Musical knowledge must be viewed as process and not simply as cultural artefact. Small (1987:51) writes simply that, “it follows that whatever meaning there is in music is to be found in that act [of musicking] rather than in the actual works themselves”.

No-one disputes that there are symphonies by Mozart, operas by Wagner and concertos by Brahms. But what may be pursued is the relationship to music that is translated socially into an identity as a “musician”. Facts about man’s accomplishments are available to many in the form of artifacts. The craft of bookbinding is available in the world’s museum collections of beautifully bound tomes. That Kurt Browning remains the reigning world figure skating champion is available on videocassette. Despite the fact that this knowledge is generally available and is perhaps worth knowing, none of this knowledge will make the “knower” either a craft bookbinder nor a world-class figure skater. The fact that one might come to appreciate these forms as art forms of skill and beauty do not in any way contribute to an involvement with the discipline itself as a craft bookbinder nor skater. Music ought to be seen in the same light. There is nothing particularly wrong with knowing about musical artifacts, Bach or the Beatles. But to know music, is to be a musician.


Small (1987:176) writes of the social control that exists to define the world’s most worthy or best musics. He has stark words for music departments in the universities when he writes that, “the majority of university departments are still stuck in an exclusive concern with the past”. The artifacts and gestures of classical music remain the exclusive valued diet in university music schools (Roberts, 1991b). This is but one small corner of the world’s musics which music education curricula are growing to embrace. As long as the university music schools maintain their role as gate keepers to their own vision of what counts as music, music education will remained shackled behind the academic equivalent of the Berlin wall.

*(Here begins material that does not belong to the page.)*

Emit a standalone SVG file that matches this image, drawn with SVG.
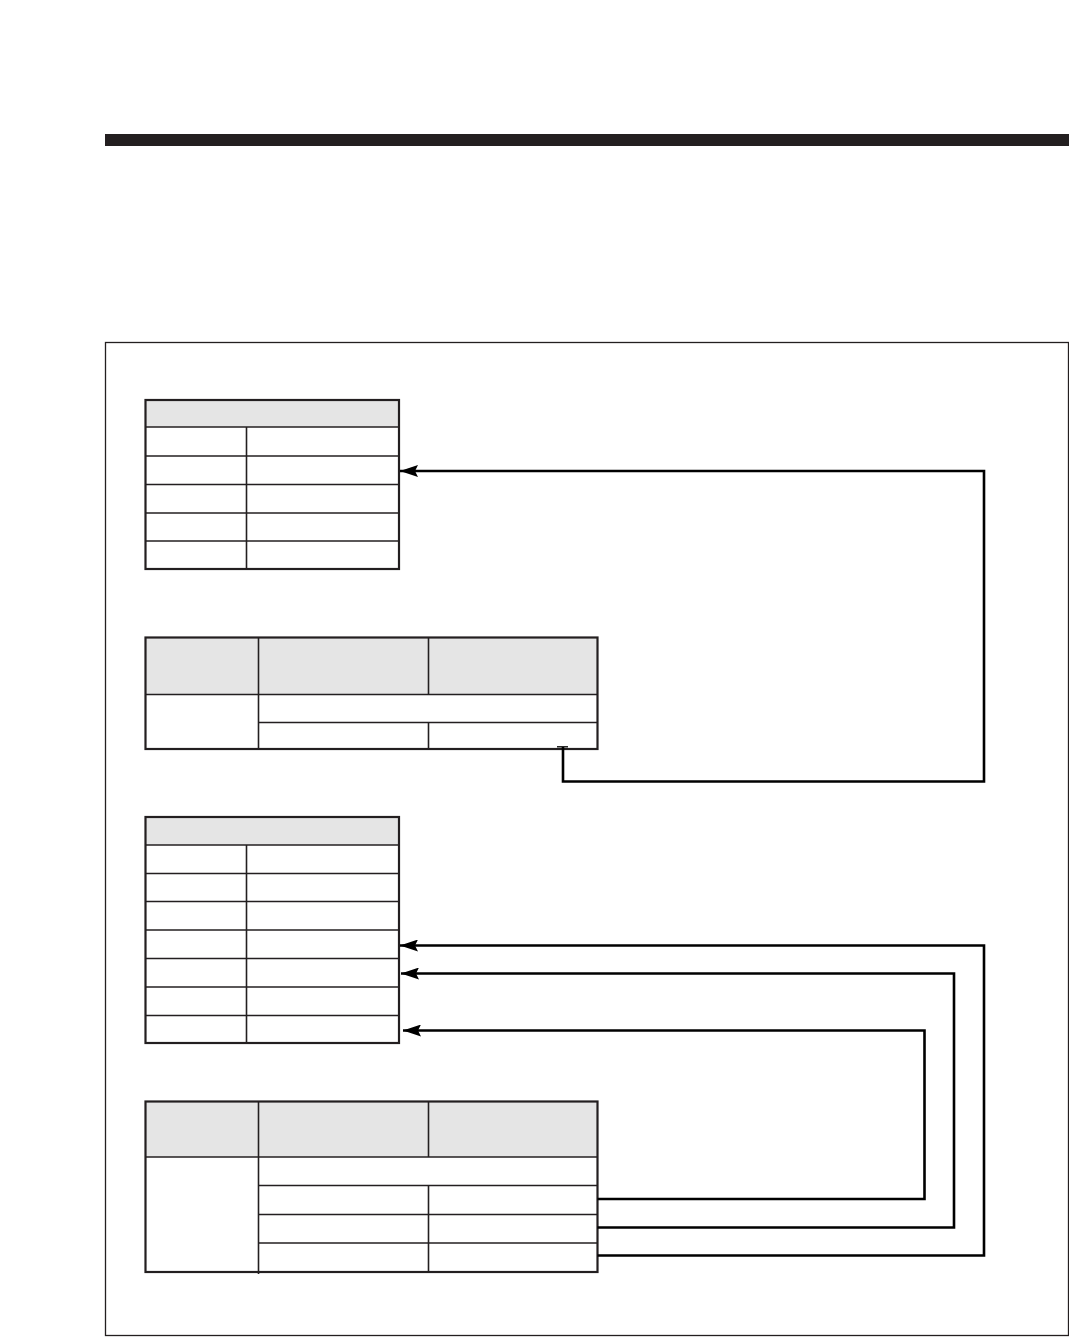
<svg xmlns="http://www.w3.org/2000/svg" width="1069" height="1337" viewBox="0 0 1069 1337">
<style>
.bg{fill:#ffffff}
.bar{fill:#231f20}
.frame{fill:none;stroke:#231f20;stroke-width:1.3}
.hdr{fill:#e5e5e5;stroke:none}
.cell{fill:#ffffff;stroke:none}
.in{stroke:#231f20;stroke-width:1.6;fill:none}
.out{fill:none;stroke:#231f20;stroke-width:2.2}
.conn{fill:none;stroke:#000000;stroke-width:2.6}
</style>
<defs>
<marker id="arr" markerUnits="userSpaceOnUse" markerWidth="20" markerHeight="12" refX="18" refY="6" orient="auto">
<path d="M0,0 L18,6 L0,12 L3,6 z" fill="#000000"/>
</marker>
</defs>
<rect class="bg" x="0" y="0" width="1069" height="1337"/>
<rect class="bar" x="105" y="134" width="964" height="12"/>
<rect class="frame" x="105.5" y="342.5" width="963" height="993"/>

<g id="table1">
<rect class="hdr" x="145.5" y="400" width="253.5" height="27"/>
<line class="in" x1="145.5" y1="427" x2="399" y2="427"/>
<line class="in" x1="145.5" y1="456" x2="399" y2="456"/>
<line class="in" x1="145.5" y1="484.5" x2="399" y2="484.5"/>
<line class="in" x1="145.5" y1="513" x2="399" y2="513"/>
<line class="in" x1="145.5" y1="541" x2="399" y2="541"/>
<line class="in" x1="246.5" y1="427" x2="246.5" y2="569"/>
<rect class="out" x="145.5" y="400" width="253.5" height="169"/>
</g>

<g id="table2">
<rect class="hdr" x="145.5" y="637.5" width="452" height="57"/>
<line class="in" x1="145.5" y1="694.5" x2="597.5" y2="694.5"/>
<line class="in" x1="258.5" y1="722.5" x2="597.5" y2="722.5"/>
<line class="in" x1="258.5" y1="637.5" x2="258.5" y2="749"/>
<line class="in" x1="428.5" y1="637.5" x2="428.5" y2="694.5"/>
<line class="in" x1="428.5" y1="722.5" x2="428.5" y2="749"/>
<rect class="out" x="145.5" y="637.5" width="452" height="111.5"/>
</g>

<g id="table3">
<rect class="hdr" x="145.5" y="817" width="253.5" height="28"/>
<line class="in" x1="145.5" y1="845" x2="399" y2="845"/>
<line class="in" x1="145.5" y1="873.5" x2="399" y2="873.5"/>
<line class="in" x1="145.5" y1="901.5" x2="399" y2="901.5"/>
<line class="in" x1="145.5" y1="930" x2="399" y2="930"/>
<line class="in" x1="145.5" y1="958.5" x2="399" y2="958.5"/>
<line class="in" x1="145.5" y1="987" x2="399" y2="987"/>
<line class="in" x1="145.5" y1="1015.5" x2="399" y2="1015.5"/>
<line class="in" x1="246.5" y1="845" x2="246.5" y2="1043"/>
<rect class="out" x="145.5" y="817" width="253.5" height="226"/>
</g>

<g id="table4">
<rect class="hdr" x="145.5" y="1101.5" width="452" height="55.5"/>
<line class="in" x1="145.5" y1="1157" x2="597.5" y2="1157"/>
<line class="in" x1="258.5" y1="1185.5" x2="597.5" y2="1185.5"/>
<line class="in" x1="258.5" y1="1214.5" x2="597.5" y2="1214.5"/>
<line class="in" x1="258.5" y1="1243" x2="597.5" y2="1243"/>
<line class="in" x1="258.5" y1="1101.5" x2="258.5" y2="1274"/>
<line class="in" x1="428.5" y1="1101.5" x2="428.5" y2="1157"/>
<line class="in" x1="428.5" y1="1185.5" x2="428.5" y2="1272"/>
<rect class="out" x="145.5" y="1101.5" width="452" height="170.5"/>
</g>

<g id="connectors">
<line x1="557" y1="746.8" x2="568" y2="746.8" stroke="#000000" stroke-width="1.3"/>
<path class="conn" d="M563,747 V781.5 H984 V471 H400" marker-end="url(#arr)"/>
<path class="conn" d="M597.5,1199 H924.5 V1030.5 H403" marker-end="url(#arr)"/>
<path class="conn" d="M597.5,1227.5 H954 V973.5 H401" marker-end="url(#arr)"/>
<path class="conn" d="M597.5,1255.5 H984 V945.5 H400" marker-end="url(#arr)"/>
</g>
</svg>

Of course, music schools solicit support from their graduates who have bought into their ideological position. These are the musicians, which, because of their degree status, become the exclusive pool of applicants for teacher certification programmes. The historical changes in curriculum perspective make it clear that these students have constructed a musician identity which is not concurrent with the multi-faceted reality that is facing them in the classroom.

If we accept Vulliamy’s charge that a change in school curricular repertoire to include other forms of music requires a radical redefinition of what counts as music, then the obvious goal of continuing education in music education must be to allow teachers to escape their chains of cultural reproduction. It is not the performing skills but the context and reification which bind these musicians. Music teachers need the performing knowledge to take advantage of students’ cultural capital and to foster their own understanding of the knowledge of performing in the cornucopia of musical genres available to today’s youth.

The degree to which our hands in educational programmes are tied to the old ways of the music schools will be indicative of the success we will ultimately meet in preparing professionals to meet these challenges. Our current system, if we accept the metaphor of the teacher as the architect of the schooling experience outlined above, has the stone cutter telling the architect the only allowable way to design a house despite a plethora of new building styles and materials. We ought to welcome the extent that the classically trained artisan can contribute to the process of music education, but in today’s world, it is no longer acceptable to have the artisan directing the professional.

Our wall, like that in Berlin, will hopefully soon fall and we will be able to offer a truly contemporary curriculum to the students in our schools.